Some would call it a curse. Others might call it unintentionally funny. Truth is, it’s probably neither. You could argue all day about the value of the metal/hip-hop fad that came and went quicker than those Jnco jeans went out of fashion, but the reality of a group who calls themselves Identity Krisis is that they don’t have one — poke fun all you want, but these guys know exactly what they want to be and for that they should be commended. Now, as for that whole Limp Bizkit-cum-ICP thing they have going on … well, there’s a reason Fred Durst is known more for his juice cleansing habits than he is his aggressive crooning these days.
And suffice to say, that reason doesn’t do Identity Krisis any favors.
“Fallout” is the roughest of the bunch. Taking from the Staind book of songwriting, the group uses clean guitar and a slow mid-tempo to try to talk about “darkness,” “street lights” and a “boulevard of broken dreams.” You’ve heard the chord progression before, even if your only exposure to music is when you happen to be in your weird uncle’s car while he has the radio tuned to DC101 or WHFS. Three Doors Down might be the most accessible comparison musically, though Mars’ voice saves the band from going full-on Ford commercial.
Actually, the silver lining in all of this is the guy’s flow. Perched on top of hip-hop beats proper, you have to wonder how he might sound. The attitude and confidence is there, and despite his wordplay being in need of a touch-up, his flow is concise and easy, not unlike a young Lupe Fiasco, before the anger and politics began to set in. Mars’ problem lies within his lack of tenderness — even when he wants to be emotional, his established mettle doesn’t allow room for any softness in presentation. See “Silent Serenade” for proof.
Other things to value? Give a listen to “The Kids,” a proclamatory opening number that takes its cues from the best of what nu-metal gave us in the mid-’90s. Guitar lines bend with vigor and ability, precise lightning bolts never missing the trees for which they aim. It’s almost the record’s most complete moment, despite the (hopefully) ironic observation that the band now has “hipster love appeal,” whatever that even means. Sure, dude. You guys would KILL with the Bon Iver crowd.
Things get poppy with “Party Syndrome,” a song that sounds exactly like you think it would sound: Drum breaks for verses, simple, spare guitar fiddling and all the empty plastic cups one could imagine. It’s cheap, predictable and sounds like it could have been an outtake from a Salvia session, but you can’t blame it for trying to be something it’s not. Those feelings should instead be directed toward “Music And Heartbreak,” a 5:40 pit of nothingness. Backed by the sound of an ocean’s waves, the Krisis kids make their play for pretentiousness as two guitars overlap without the help of vocals, drums or anything else you could throw into the red baseball cap. It’d be fine, if it didn’t go on for six godforsaken minutes, but at about the 100-second mark, you begin to question how desperate they were to get a 10th track for the album.
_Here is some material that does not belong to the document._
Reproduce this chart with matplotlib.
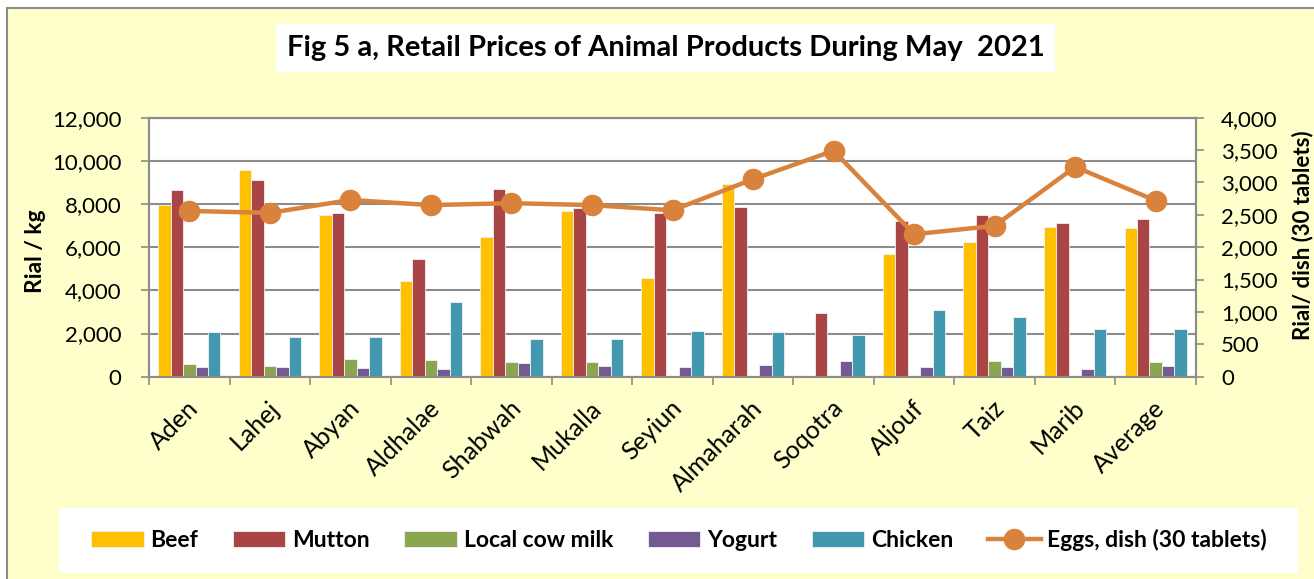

It’s unfortunate, because devoid of that, a ridiculously kitschy opening skit, a short 30-second-something called “Fin” and one or two of the weaker originals, this would have been a relatively solid EP, all things considered. But then again, Identity Krisis couldn’t care less about being labeled “solid” by some weekly newspaper in Frederick anyway. Why is that?
“All you critics are ridiculous, it’s simply as it seems,” Mars relates on the hyper-dark “Neighbors.” Hey, if it works for you, bro.